Every line in the listing is to be echoed verbatim.

━━━━━━

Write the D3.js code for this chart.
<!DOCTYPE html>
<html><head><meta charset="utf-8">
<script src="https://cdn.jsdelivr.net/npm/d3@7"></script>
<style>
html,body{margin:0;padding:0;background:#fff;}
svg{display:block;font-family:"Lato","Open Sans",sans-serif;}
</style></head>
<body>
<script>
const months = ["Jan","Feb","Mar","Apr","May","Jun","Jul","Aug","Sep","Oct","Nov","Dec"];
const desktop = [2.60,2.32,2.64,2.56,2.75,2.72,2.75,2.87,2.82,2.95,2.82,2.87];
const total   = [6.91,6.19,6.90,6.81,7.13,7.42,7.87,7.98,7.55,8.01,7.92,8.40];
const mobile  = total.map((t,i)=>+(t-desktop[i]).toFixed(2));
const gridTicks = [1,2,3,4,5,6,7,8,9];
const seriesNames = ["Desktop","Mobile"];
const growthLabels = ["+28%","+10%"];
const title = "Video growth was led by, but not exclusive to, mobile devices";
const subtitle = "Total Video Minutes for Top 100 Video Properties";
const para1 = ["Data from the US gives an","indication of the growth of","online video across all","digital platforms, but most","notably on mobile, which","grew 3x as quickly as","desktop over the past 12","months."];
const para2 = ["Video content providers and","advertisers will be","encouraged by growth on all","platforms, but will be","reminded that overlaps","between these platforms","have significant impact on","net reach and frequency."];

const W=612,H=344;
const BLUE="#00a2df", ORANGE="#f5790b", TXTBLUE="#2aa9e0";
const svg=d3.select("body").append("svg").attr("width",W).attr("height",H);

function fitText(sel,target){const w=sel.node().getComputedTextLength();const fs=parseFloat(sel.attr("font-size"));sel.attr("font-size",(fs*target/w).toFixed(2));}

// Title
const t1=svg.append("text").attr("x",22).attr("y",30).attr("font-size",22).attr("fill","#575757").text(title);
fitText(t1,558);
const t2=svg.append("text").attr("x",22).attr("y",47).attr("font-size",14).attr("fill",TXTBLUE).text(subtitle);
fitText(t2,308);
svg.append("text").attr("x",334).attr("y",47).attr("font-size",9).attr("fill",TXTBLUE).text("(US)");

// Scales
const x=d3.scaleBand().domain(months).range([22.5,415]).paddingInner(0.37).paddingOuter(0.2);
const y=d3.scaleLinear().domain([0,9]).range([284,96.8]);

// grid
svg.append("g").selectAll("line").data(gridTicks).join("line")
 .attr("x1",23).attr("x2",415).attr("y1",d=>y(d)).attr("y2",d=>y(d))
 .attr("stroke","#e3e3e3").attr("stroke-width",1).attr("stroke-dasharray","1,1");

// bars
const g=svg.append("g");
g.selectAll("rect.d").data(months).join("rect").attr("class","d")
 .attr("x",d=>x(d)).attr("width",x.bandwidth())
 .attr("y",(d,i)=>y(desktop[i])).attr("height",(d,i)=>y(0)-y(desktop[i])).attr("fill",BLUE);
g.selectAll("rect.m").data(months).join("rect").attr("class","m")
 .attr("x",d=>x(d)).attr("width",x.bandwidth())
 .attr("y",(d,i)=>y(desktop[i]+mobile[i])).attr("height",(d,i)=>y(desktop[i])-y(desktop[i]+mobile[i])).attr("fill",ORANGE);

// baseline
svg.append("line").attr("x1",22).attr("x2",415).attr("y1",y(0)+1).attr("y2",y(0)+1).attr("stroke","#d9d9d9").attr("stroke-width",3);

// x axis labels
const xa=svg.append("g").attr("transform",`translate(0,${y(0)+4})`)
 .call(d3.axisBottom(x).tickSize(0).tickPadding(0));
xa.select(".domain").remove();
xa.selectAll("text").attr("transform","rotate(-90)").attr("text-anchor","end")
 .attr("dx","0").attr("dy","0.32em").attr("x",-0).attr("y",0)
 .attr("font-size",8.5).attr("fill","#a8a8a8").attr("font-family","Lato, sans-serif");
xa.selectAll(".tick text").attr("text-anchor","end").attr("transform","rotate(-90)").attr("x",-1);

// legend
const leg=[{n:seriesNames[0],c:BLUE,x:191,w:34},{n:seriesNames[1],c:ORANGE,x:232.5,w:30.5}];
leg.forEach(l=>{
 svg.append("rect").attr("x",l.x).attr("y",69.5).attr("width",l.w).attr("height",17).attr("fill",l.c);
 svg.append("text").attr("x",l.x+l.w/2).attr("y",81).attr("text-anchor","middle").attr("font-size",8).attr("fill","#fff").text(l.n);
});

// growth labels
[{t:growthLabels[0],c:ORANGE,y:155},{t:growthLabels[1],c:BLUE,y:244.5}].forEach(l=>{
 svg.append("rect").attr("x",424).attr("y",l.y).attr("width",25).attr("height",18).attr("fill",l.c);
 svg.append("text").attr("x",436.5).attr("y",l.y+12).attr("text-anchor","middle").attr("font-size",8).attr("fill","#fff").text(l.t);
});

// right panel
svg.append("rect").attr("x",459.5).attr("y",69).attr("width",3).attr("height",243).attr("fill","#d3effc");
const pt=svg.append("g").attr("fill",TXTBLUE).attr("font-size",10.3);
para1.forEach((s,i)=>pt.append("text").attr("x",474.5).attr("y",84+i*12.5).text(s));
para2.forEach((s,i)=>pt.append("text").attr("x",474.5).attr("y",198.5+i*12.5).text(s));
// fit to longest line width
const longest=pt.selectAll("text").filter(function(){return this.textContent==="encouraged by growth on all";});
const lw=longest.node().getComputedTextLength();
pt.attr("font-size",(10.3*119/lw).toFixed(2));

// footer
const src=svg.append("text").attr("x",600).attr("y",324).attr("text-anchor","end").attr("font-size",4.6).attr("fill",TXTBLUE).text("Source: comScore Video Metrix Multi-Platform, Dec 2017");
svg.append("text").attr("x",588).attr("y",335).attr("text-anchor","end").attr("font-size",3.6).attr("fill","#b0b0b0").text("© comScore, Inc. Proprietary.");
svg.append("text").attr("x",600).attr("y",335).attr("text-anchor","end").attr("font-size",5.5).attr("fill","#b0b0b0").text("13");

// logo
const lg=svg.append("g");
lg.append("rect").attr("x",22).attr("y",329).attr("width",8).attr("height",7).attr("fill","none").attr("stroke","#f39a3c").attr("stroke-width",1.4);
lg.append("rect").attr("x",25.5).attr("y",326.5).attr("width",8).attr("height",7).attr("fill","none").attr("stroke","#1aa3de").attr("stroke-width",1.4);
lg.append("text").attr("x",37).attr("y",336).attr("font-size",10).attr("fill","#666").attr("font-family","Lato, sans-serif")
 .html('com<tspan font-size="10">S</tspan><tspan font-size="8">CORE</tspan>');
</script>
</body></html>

━━━━━━

*WRITTEN SOLUTION*.
Write the D3.js code for this chart.
<!DOCTYPE html>
<html><head><meta charset="utf-8">
<script src="https://cdn.jsdelivr.net/npm/d3@7"></script>
<style>
html,body{margin:0;padding:0;background:#fff;}
svg{display:block;font-family:"Lato","Open Sans",sans-serif;}
</style></head>
<body>
<script>
const months = ["Jan","Feb","Mar","Apr","May","Jun","Jul","Aug","Sep","Oct","Nov","Dec"];
const desktop = [2.60,2.32,2.64,2.56,2.75,2.72,2.75,2.87,2.82,2.95,2.82,2.87];
const total   = [6.91,6.19,6.90,6.81,7.13,7.42,7.87,7.98,7.55,8.01,7.92,8.40];
const mobile  = total.map((t,i)=>+(t-desktop[i]).toFixed(2));
const gridTicks = [1,2,3,4,5,6,7,8,9];
const seriesNames = ["Desktop","Mobile"];
const growthLabels = ["+28%","+10%"];
const title = "Video growth was led by, but not exclusive to, mobile devices";
const subtitle = "Total Video Minutes for Top 100 Video Properties";
const para1 = ["Data from the US gives an","indication of the growth of","online video across all","digital platforms, but most","notably on mobile, which","grew 3x as quickly as","desktop over the past 12","months."];
const para2 = ["Video content providers and","advertisers will be","encouraged by growth on all","platforms, but will be","reminded that overlaps","between these platforms","have significant impact on","net reach and frequency."];

const W=612,H=344;
const BLUE="#00a2df", ORANGE="#f5790b", TXTBLUE="#2aa9e0";
const svg=d3.select("body").append("svg").attr("width",W).attr("height",H);

function fitText(sel,target){const w=sel.node().getComputedTextLength();const fs=parseFloat(sel.attr("font-size"));sel.attr("font-size",(fs*target/w).toFixed(2));}

// Title
const t1=svg.append("text").attr("x",22).attr("y",30).attr("font-size",22).attr("fill","#575757").text(title);
fitText(t1,558);
const t2=svg.append("text").attr("x",22).attr("y",47).attr("font-size",14).attr("fill",TXTBLUE).text(subtitle);
fitText(t2,308);
svg.append("text").attr("x",334).attr("y",47).attr("font-size",9).attr("fill",TXTBLUE).text("(US)");

// Scales
const x=d3.scaleBand().domain(months).range([22.5,415]).paddingInner(0.37).paddingOuter(0.2);
const y=d3.scaleLinear().domain([0,9]).range([284,96.8]);

// grid
svg.append("g").selectAll("line").data(gridTicks).join("line")
 .attr("x1",23).attr("x2",415).attr("y1",d=>y(d)).attr("y2",d=>y(d))
 .attr("stroke","#e3e3e3").attr("stroke-width",1).attr("stroke-dasharray","1,1");

// bars
const g=svg.append("g");
g.selectAll("rect.d").data(months).join("rect").attr("class","d")
 .attr("x",d=>x(d)).attr("width",x.bandwidth())
 .attr("y",(d,i)=>y(desktop[i])).attr("height",(d,i)=>y(0)-y(desktop[i])).attr("fill",BLUE);
g.selectAll("rect.m").data(months).join("rect").attr("class","m")
 .attr("x",d=>x(d)).attr("width",x.bandwidth())
 .attr("y",(d,i)=>y(desktop[i]+mobile[i])).attr("height",(d,i)=>y(desktop[i])-y(desktop[i]+mobile[i])).attr("fill",ORANGE);

// baseline
svg.append("line").attr("x1",22).attr("x2",415).attr("y1",y(0)+1).attr("y2",y(0)+1).attr("stroke","#d9d9d9").attr("stroke-width",3);

// x axis labels
const xa=svg.append("g").attr("transform",`translate(0,${y(0)+4})`)
 .call(d3.axisBottom(x).tickSize(0).tickPadding(0));
xa.select(".domain").remove();
xa.selectAll("text").attr("transform","rotate(-90)").attr("text-anchor","end")
 .attr("dx","0").attr("dy","0.32em").attr("x",-0).attr("y",0)
 .attr("font-size",8.5).attr("fill","#a8a8a8").attr("font-family","Lato, sans-serif");
xa.selectAll(".tick text").attr("text-anchor","end").attr("transform","rotate(-90)").attr("x",-1);

// legend
const leg=[{n:seriesNames[0],c:BLUE,x:191,w:34},{n:seriesNames[1],c:ORANGE,x:232.5,w:30.5}];
leg.forEach(l=>{
 svg.append("rect").attr("x",l.x).attr("y",69.5).attr("width",l.w).attr("height",17).attr("fill",l.c);
 svg.append("text").attr("x",l.x+l.w/2).attr("y",81).attr("text-anchor","middle").attr("font-size",8).attr("fill","#fff").text(l.n);
});

// growth labels
[{t:growthLabels[0],c:ORANGE,y:155},{t:growthLabels[1],c:BLUE,y:244.5}].forEach(l=>{
 svg.append("rect").attr("x",424).attr("y",l.y).attr("width",25).attr("height",18).attr("fill",l.c);
 svg.append("text").attr("x",436.5).attr("y",l.y+12).attr("text-anchor","middle").attr("font-size",8).attr("fill","#fff").text(l.t);
});

// right panel
svg.append("rect").attr("x",459.5).attr("y",69).attr("width",3).attr("height",243).attr("fill","#d3effc");
const pt=svg.append("g").attr("fill",TXTBLUE).attr("font-size",10.3);
para1.forEach((s,i)=>pt.append("text").attr("x",474.5).attr("y",84+i*12.5).text(s));
para2.forEach((s,i)=>pt.append("text").attr("x",474.5).attr("y",198.5+i*12.5).text(s));
// fit to longest line width
const longest=pt.selectAll("text").filter(function(){return this.textContent==="encouraged by growth on all";});
const lw=longest.node().getComputedTextLength();
pt.attr("font-size",(10.3*119/lw).toFixed(2));

// footer
const src=svg.append("text").attr("x",600).attr("y",324).attr("text-anchor","end").attr("font-size",4.6).attr("fill",TXTBLUE).text("Source: comScore Video Metrix Multi-Platform, Dec 2017");
svg.append("text").attr("x",588).attr("y",335).attr("text-anchor","end").attr("font-size",3.6).attr("fill","#b0b0b0").text("© comScore, Inc. Proprietary.");
svg.append("text").attr("x",600).attr("y",335).attr("text-anchor","end").attr("font-size",5.5).attr("fill","#b0b0b0").text("13");

// logo
const lg=svg.append("g");
lg.append("rect").attr("x",22).attr("y",329).attr("width",8).attr("height",7).attr("fill","none").attr("stroke","#f39a3c").attr("stroke-width",1.4);
lg.append("rect").attr("x",25.5).attr("y",326.5).attr("width",8).attr("height",7).attr("fill","none").attr("stroke","#1aa3de").attr("stroke-width",1.4);
lg.append("text").attr("x",37).attr("y",336).attr("font-size",10).attr("fill","#666").attr("font-family","Lato, sans-serif")
 .html('com<tspan font-size="10">S</tspan><tspan font-size="8">CORE</tspan>');
</script>
</body></html>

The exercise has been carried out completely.